[Rows from a dataset of charts and code]
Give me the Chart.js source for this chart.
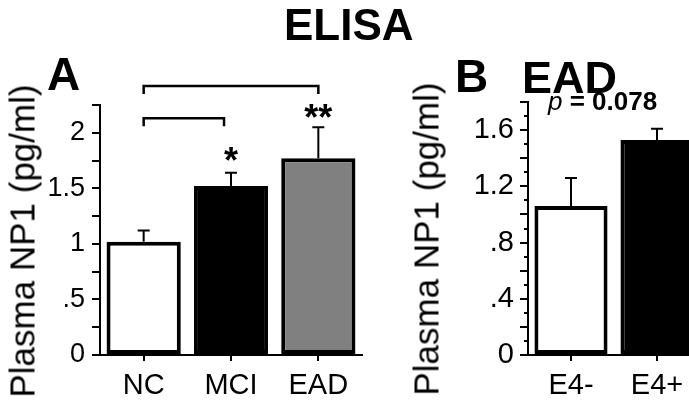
<!DOCTYPE html>
<html>
<head>
<meta charset="utf-8">
<script src="https://cdn.jsdelivr.net/npm/chart.js@4.4.1/dist/chart.umd.min.js"></script>
<style>
  html, body { margin: 0; padding: 0; background: #fff; overflow: hidden; }
  body { width: 689px; height: 409px; position: relative; font-family: "Liberation Sans", Arial, sans-serif; }
  .lbl { position: absolute; font-weight: bold; line-height: 1; color: #000; white-space: nowrap; }
  .ytitle { position: absolute; line-height: 1; color: #000; white-space: nowrap; font-size: 35px;
            transform: translate(-50%, -50%) rotate(-90deg); }
  #chartA { position: absolute; left: 0; top: 0; }
  #chartB { position: absolute; left: 395px; top: 0; }
</style>
</head>
<body>
<canvas id="chartA" width="375" height="409"></canvas>
<canvas id="chartB" width="310" height="409"></canvas>

<div class="lbl" style="left:284px;top:3px;font-size:44px">ELISA</div>
<div class="lbl" style="left:47px;top:51px;font-size:46px">A</div>
<div class="lbl" style="left:455px;top:53px;font-size:46px">B</div>
<div class="lbl" style="left:522px;top:55px;font-size:45px">EAD</div>
<div class="lbl" style="left:548px;top:88px;font-size:26px"><span style="font-style:italic;font-weight:normal">p</span> = 0.078</div>
<div class="ytitle" style="left:22px;top:241px">Plasma NP1 (pg/ml)</div>
<div class="ytitle" style="left:426px;top:239px">Plasma NP1 (pg/ml)</div>

<script>
// panel A : ELISA, all groups
var groupsA = ['NC', 'MCI', 'EAD'];
var meansA = [1.02, 1.52, 1.77];
var errA = [0.10, 0.12, 0.28];
var colorsA = ['#ffffff', '#000000', '#808080'];
var labelTicksA = [0, 0.5, 1, 1.5, 2];
var starsA = ['', '*', '**'];

// panel B : EAD split by ApoE4
var groupsB = ['E4-', 'E4+'];
var meansB = [1.06, 1.53];
var errB = [0.20, 0.08];
var colorsB = ['#ffffff', '#000000'];
var labelTicksB = [0, 0.4, 0.8, 1.2, 1.6];

var FONT = '"Liberation Sans", Arial, sans-serif';

function fmt(v) {
  if (v === 0) return '0';
  return String(v).replace(/^0\./, '.');
}

function pickLabel(list) {
  return function(value) {
    for (var i = 0; i < list.length; i++) {
      if (Math.abs(list[i] - value) < 1e-6) return fmt(list[i]);
    }
    return '';
  };
}

// error bars (upper half only) + optional stars
var errorBars = {
  id: 'errorBars',
  afterDatasetsDraw: function(chart, args, opts) {
    var ctx = chart.ctx;
    var y = chart.scales.y;
    var meta = chart.getDatasetMeta(0);
    var means = chart.data.datasets[0].data;
    ctx.save();
    ctx.strokeStyle = '#000';
    ctx.lineWidth = 2;
    meta.data.forEach(function(bar, i) {
      var top = y.getPixelForValue(means[i] + opts.err[i]);
      ctx.beginPath();
      ctx.moveTo(bar.x, bar.y);
      ctx.lineTo(bar.x, top);
      ctx.moveTo(bar.x - 6, top);
      ctx.lineTo(bar.x + 6, top);
      ctx.stroke();
      if (opts.stars && opts.stars[i]) {
        ctx.fillStyle = '#000';
        ctx.font = 'bold 36px ' + FONT;
        ctx.textAlign = 'center';
        ctx.textBaseline = 'alphabetic';
        ctx.fillText(opts.stars[i], bar.x, top + (opts.stars[i].length > 1 ? 3 : 0));
      }
    });
    ctx.restore();
  }
};

// significance brackets, [from, to, level] in category index / value units
var brackets = {
  id: 'brackets',
  afterDraw: function(chart, args, opts) {
    if (!opts.list) return;
    var ctx = chart.ctx;
    var x = chart.scales.x, y = chart.scales.y;
    ctx.save();
    ctx.strokeStyle = '#000';
    ctx.lineWidth = 2.5;
    opts.list.forEach(function(b) {
      var x1 = x.getPixelForValue(b[0]), x2 = x.getPixelForValue(b[1]);
      var yy = y.getPixelForValue(b[2]);
      ctx.beginPath();
      ctx.moveTo(x1, yy + 8);
      ctx.lineTo(x1, yy);
      ctx.lineTo(x2, yy);
      ctx.lineTo(x2, yy + 8);
      ctx.stroke();
    });
    ctx.restore();
  }
};

// short minor ticks between the major ones
var minorTicks = {
  id: 'minorTicks',
  afterDraw: function(chart, args, opts) {
    if (!opts.step) return;
    var ctx = chart.ctx;
    var y = chart.scales.y;
    var ax = chart.chartArea.left;
    ctx.save();
    ctx.strokeStyle = '#000';
    ctx.lineWidth = 2;
    for (var v = opts.step; v < y.max; v += opts.step * 2) {
      var p = Math.round(y.getPixelForValue(v));
      ctx.beginPath();
      ctx.moveTo(ax - 4, p);
      ctx.lineTo(ax, p);
      ctx.stroke();
    }
    ctx.restore();
  }
};

function makeChart(id, labels, means, colors, err, opt) {
  return new Chart(document.getElementById(id), {
    type: 'bar',
    data: {
      labels: labels,
      datasets: [{
        data: means,
        backgroundColor: colors,
        borderColor: '#000',
        borderWidth: 4,
        borderSkipped: false,
        barPercentage: 0.85,
        categoryPercentage: 1.0
      }]
    },
    options: {
      responsive: false,
      animation: false,
      devicePixelRatio: 1,
      layout: { padding: { top: opt.top, right: opt.right, left: 0, bottom: 0 } },
      plugins: {
        legend: { display: false },
        tooltip: { enabled: false },
        errorBars: { err: err, stars: opt.stars },
        brackets: { list: opt.brackets },
        minorTicks: { step: opt.minor }
      },
      scales: {
        x: {
          afterFit: function(s) { s.height = 54; },
          border: { display: true, color: '#000', width: 2 },
          grid: { drawOnChartArea: false, offset: false, color: '#000', lineWidth: 2, tickLength: 6 },
          ticks: { color: '#000', padding: 8, font: { family: FONT, size: 29 } }
        },
        y: {
          min: 0,
          max: opt.max,
          afterFit: function(s) { s.width = opt.yWidth; },
          border: { display: true, color: '#000', width: 2 },
          grid: { drawOnChartArea: false, color: '#000', lineWidth: 2, tickLength: 8 },
          ticks: {
            stepSize: opt.step,
            autoSkip: false,
            color: '#000',
            padding: opt.tickPad,
            font: { family: FONT, size: opt.tickSize },
            callback: pickLabel(opt.labelTicks)
          }
        }
      }
    },
    plugins: [errorBars, brackets, minorTicks]
  });
}

makeChart('chartA', groupsA, meansA, colorsA, errA, {
  top: 105, right: 13, yWidth: 100, max: 2.25, step: 0.25, tickPad: 7, tickSize: 27,
  labelTicks: labelTicksA, stars: starsA,
  brackets: [[0, 0.92, 2.13], [0, 2, 2.42]]
});

makeChart('chartB', groupsB, meansB, colorsB, errB, {
  top: 102, right: 5, yWidth: 133, max: 1.8, step: 0.2, tickPad: 6, tickSize: 29,
  labelTicks: labelTicksB, minor: 0.1
});
</script>
</body>
</html>
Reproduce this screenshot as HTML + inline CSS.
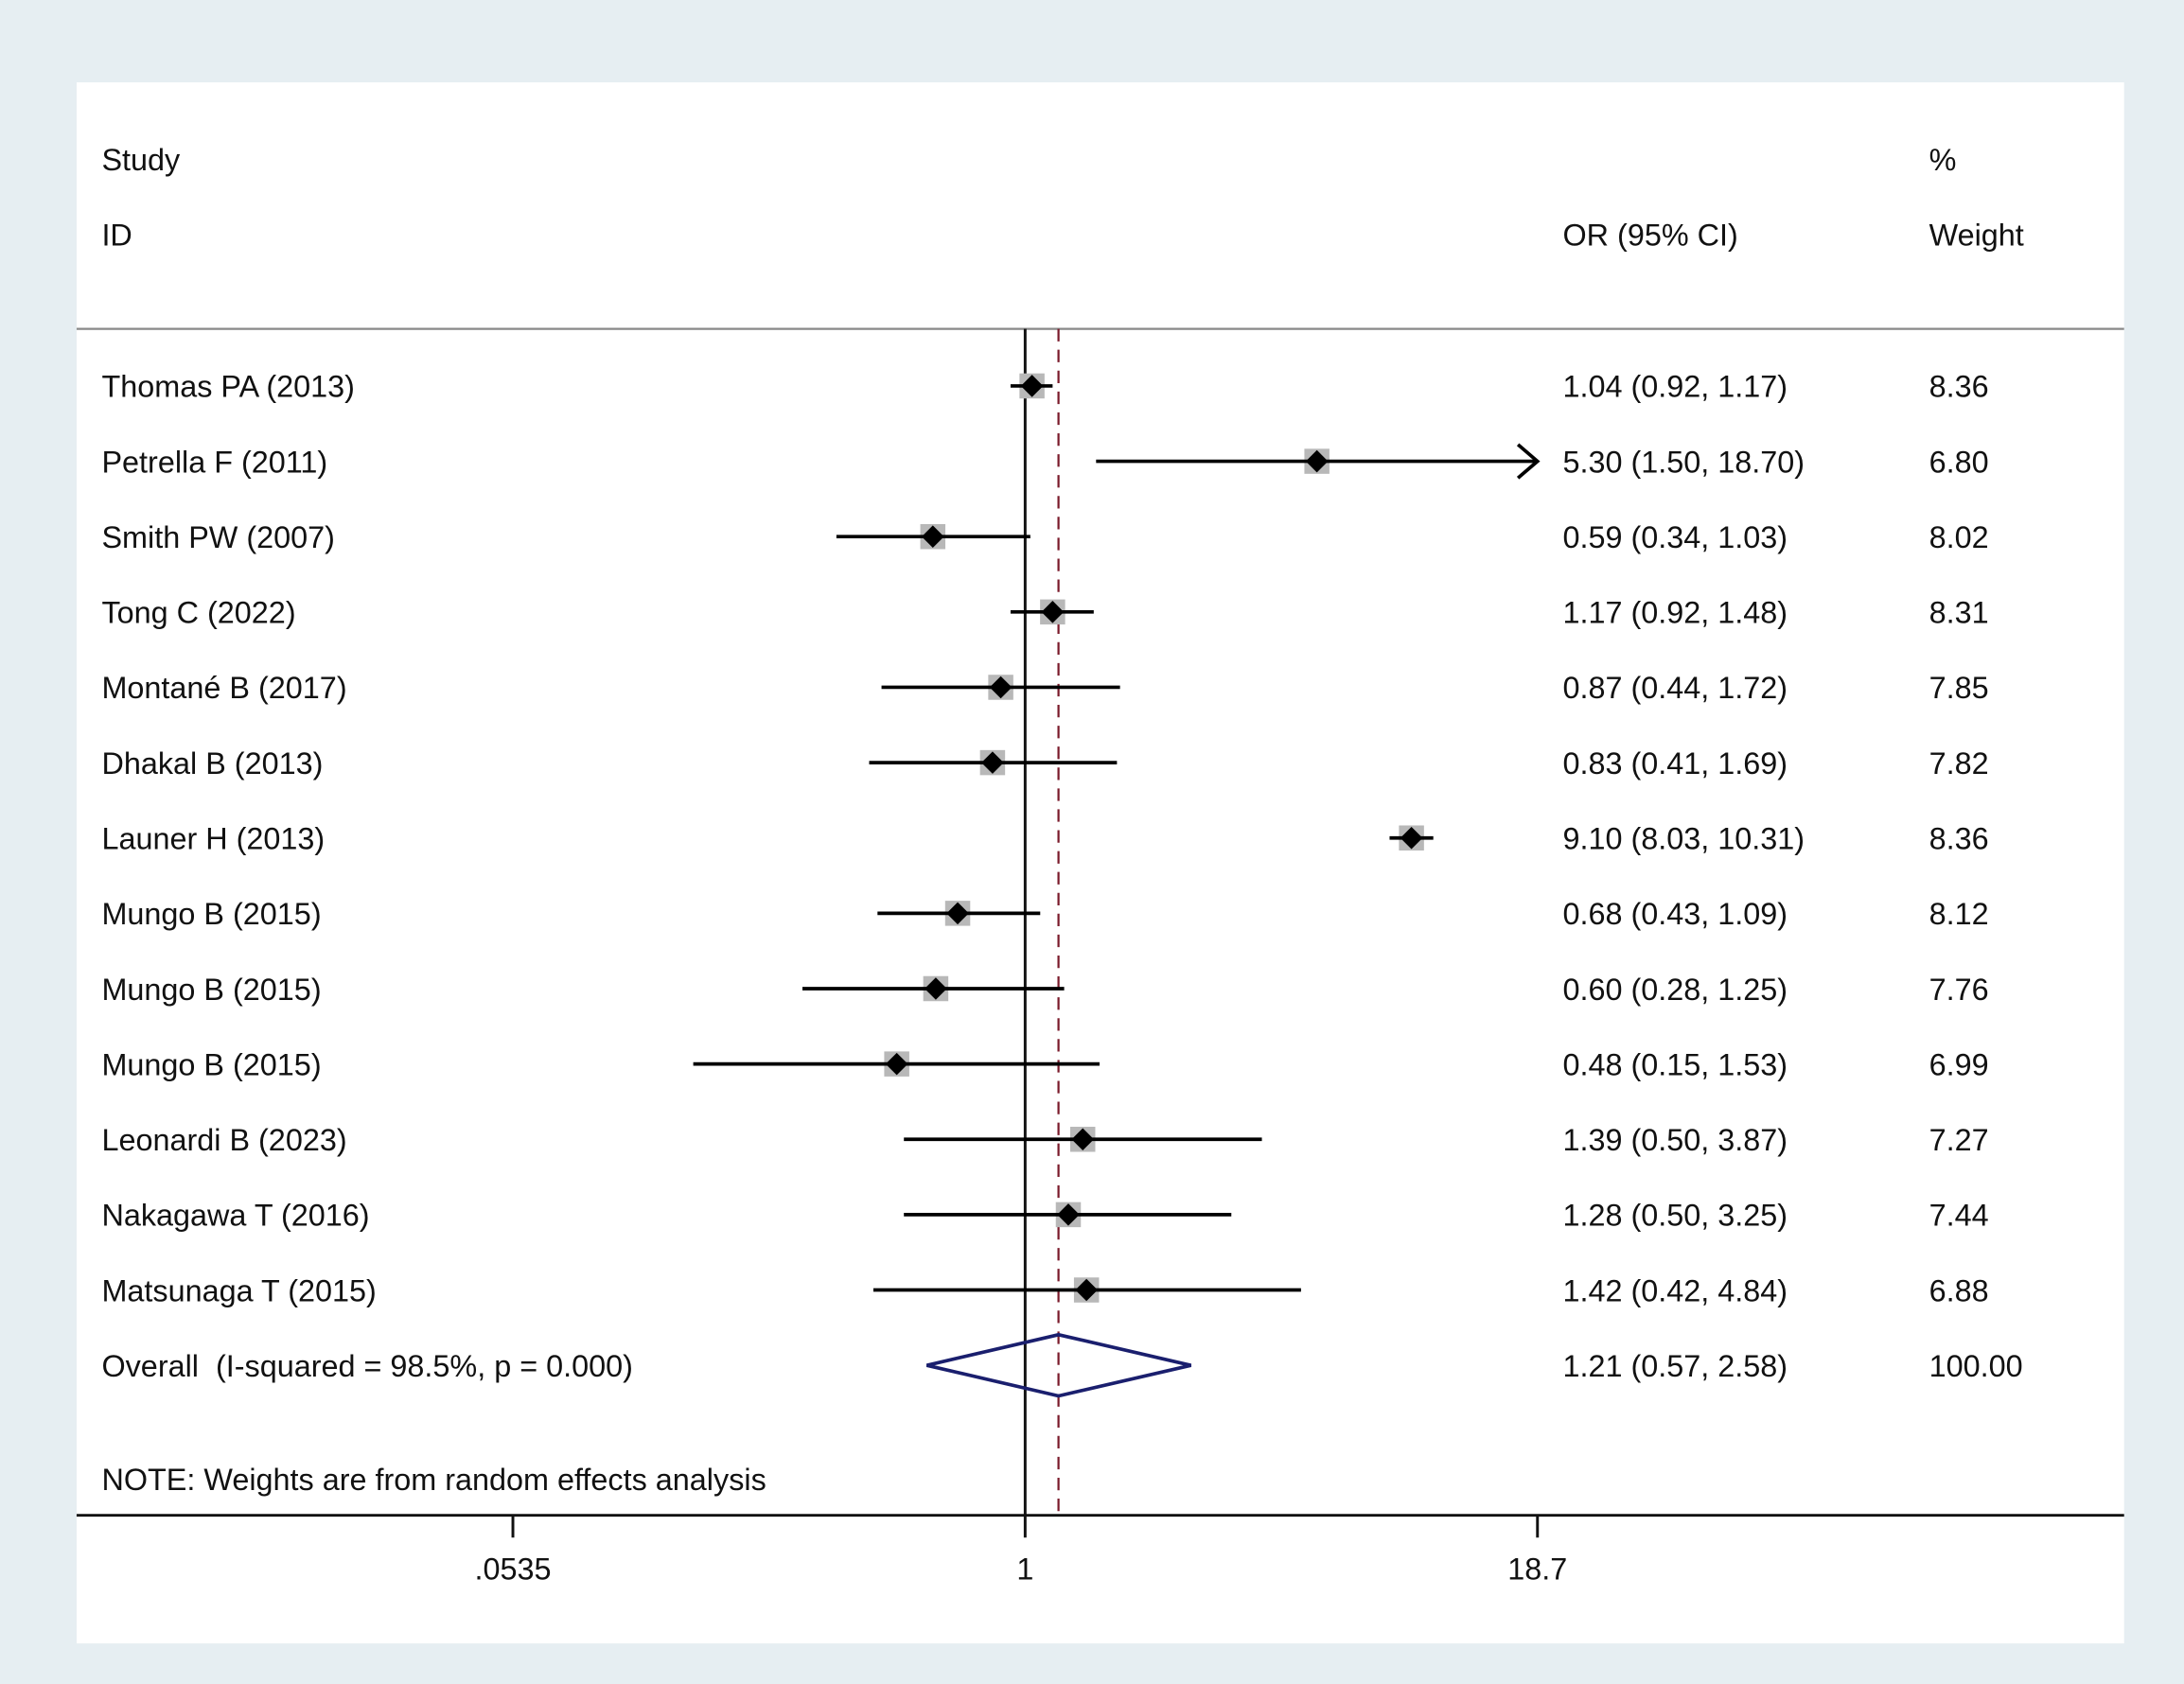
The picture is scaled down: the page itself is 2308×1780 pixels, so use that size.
<!DOCTYPE html>
<html><head><meta charset="utf-8"><style>
html,body{margin:0;padding:0;background:#e6eef2;}
svg{display:block;}
text{font-family:"Liberation Sans",Arial,sans-serif;font-size:22px;fill:#111;}
</style></head><body>
<svg id="chart" width="2308" height="1780" viewBox="0 0 1568 1209" xmlns="http://www.w3.org/2000/svg">
<rect x="0" y="0" width="1568" height="1209" fill="#e6eef2"/>
<rect x="55" y="59" width="1470" height="1121" fill="#ffffff"/>
<text x="73" y="122">Study</text>
<text x="73" y="176">ID</text>
<text x="1122" y="176">OR (95% CI)</text>
<text x="1385" y="122">%</text>
<text x="1385" y="176">Weight</text>
<line x1="55" y1="236" x2="1525" y2="236" stroke="#888" stroke-width="1.5"/>
<line x1="55" y1="1088" x2="1525" y2="1088" stroke="#111" stroke-width="2"/>
<text x="73" y="1070">NOTE: Weights are from random effects analysis</text>
<g id="marks"></g>
</svg>
<script>
const studies = ["Thomas PA (2013)","Petrella F (2011)","Smith PW (2007)","Tong C (2022)","Montané B (2017)","Dhakal B (2013)","Launer H (2013)","Mungo B (2015)","Mungo B (2015)","Mungo B (2015)","Leonardi B (2023)","Nakagawa T (2016)","Matsunaga T (2015)"];
const orValues = [1.04,5.30,0.59,1.17,0.87,0.83,9.10,0.68,0.60,0.48,1.39,1.28,1.42];
const lowerCI = [0.92,1.50,0.34,0.92,0.44,0.41,8.03,0.43,0.28,0.15,0.50,0.50,0.42];
const upperCI = [1.17,18.70,1.03,1.48,1.72,1.69,10.31,1.09,1.25,1.53,3.87,3.25,4.84];
const weights = ["8.36","6.80","8.02","8.31","7.85","7.82","8.36","8.12","7.76","6.99","7.27","7.44","6.88"];
const overall = [1.21,0.57,2.58];
const overallLabel = "Overall  (I-squared = 98.5%, p = 0.000)";
const tickValues = [0.0535,1,18.7];
const tickLabels = [".0535","1","18.7"];

const NS="http://www.w3.org/2000/svg";
const g=document.getElementById('marks');
const xScale=v=>736+Math.log(v)*125.6;
const yRow=i=>277+i*54.1;
const fmt=v=>v.toFixed(2);
function mk(tag,attrs,txt){const e=document.createElementNS(NS,tag);for(const k in attrs)e.setAttribute(k,attrs[k]);if(txt!=null)e.textContent=txt;g.appendChild(e);return e;}
const xMax=xScale(18.7);
let e=mk('line',{x1:736,y1:236,x2:736,y2:1088,stroke:'#111','stroke-width':2});


e=mk('line',{x1:xScale(overall[0]),y1:236,x2:xScale(overall[0]),y2:1088,stroke:'#7a1a2a','stroke-width':1.5,'stroke-dasharray':'9,6'});


studies.forEach((s,i)=>{
  const y=yRow(i);
  let t=mk('text',{x:73,y:y+8},s);
  
  
  const x1=xScale(lowerCI[i]);
  const x2=Math.min(xScale(upperCI[i]),xMax);
  const sq=mk('rect',{x:xScale(orValues[i])-9,y:y-9,width:18,height:18,fill:'#b8b8b8'});
  
  
  const l=mk('line',{x1:x1,y1:y,x2:x2,y2:y,stroke:'#000','stroke-width':2.5});
  
  
  if(xScale(upperCI[i])>=xMax-0.5){
    const a=mk('polyline',{points:`${xMax-14},${y-12} ${xMax},${y} ${xMax-14},${y+12}`,fill:'none',stroke:'#000','stroke-width':2.5});
    
    
  }
  const cx=xScale(orValues[i]);
  const d=mk('polygon',{points:`${cx-8},${y} ${cx},${y-8} ${cx+8},${y} ${cx},${y+8}`,fill:'#000'});
  
  
  t=mk('text',{x:1122,y:y+8},`${fmt(orValues[i])} (${fmt(lowerCI[i])}, ${fmt(upperCI[i])})`);
  
  
  t=mk('text',{x:1385,y:y+8},weights[i]);
  
  
});
const yo=yRow(studies.length);
let t=mk('text',{x:73,y:yo+8,style:'white-space:pre'},overallLabel);


const dm=mk('polygon',{points:`${xScale(overall[1])},${yo} ${xScale(overall[0])},${yo-22} ${xScale(overall[2])},${yo} ${xScale(overall[0])},${yo+22}`,fill:'none',stroke:'#1a1f6e','stroke-width':2.5});


t=mk('text',{x:1122,y:yo+8},`${fmt(overall[0])} (${fmt(overall[1])}, ${fmt(overall[2])})`);


t=mk('text',{x:1385,y:yo+8},"100.00");


tickValues.forEach((v,i)=>{
  const x=xScale(v);
  const tk=mk('line',{x1:x,y1:1088,x2:x,y2:1104,stroke:'#111','stroke-width':2});
  
  
  const tl=mk('text',{x:x,y:1134,'text-anchor':'middle'},tickLabels[i]);
  
  
});
</script>
</body></html>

# WORK TO BE COMPLETED
Find each line with the string "this" and copy it out.

# THE ANSWER
Give me the Chart.js source for this chart.
Reproduce this screenshot as HTML + inline CSS.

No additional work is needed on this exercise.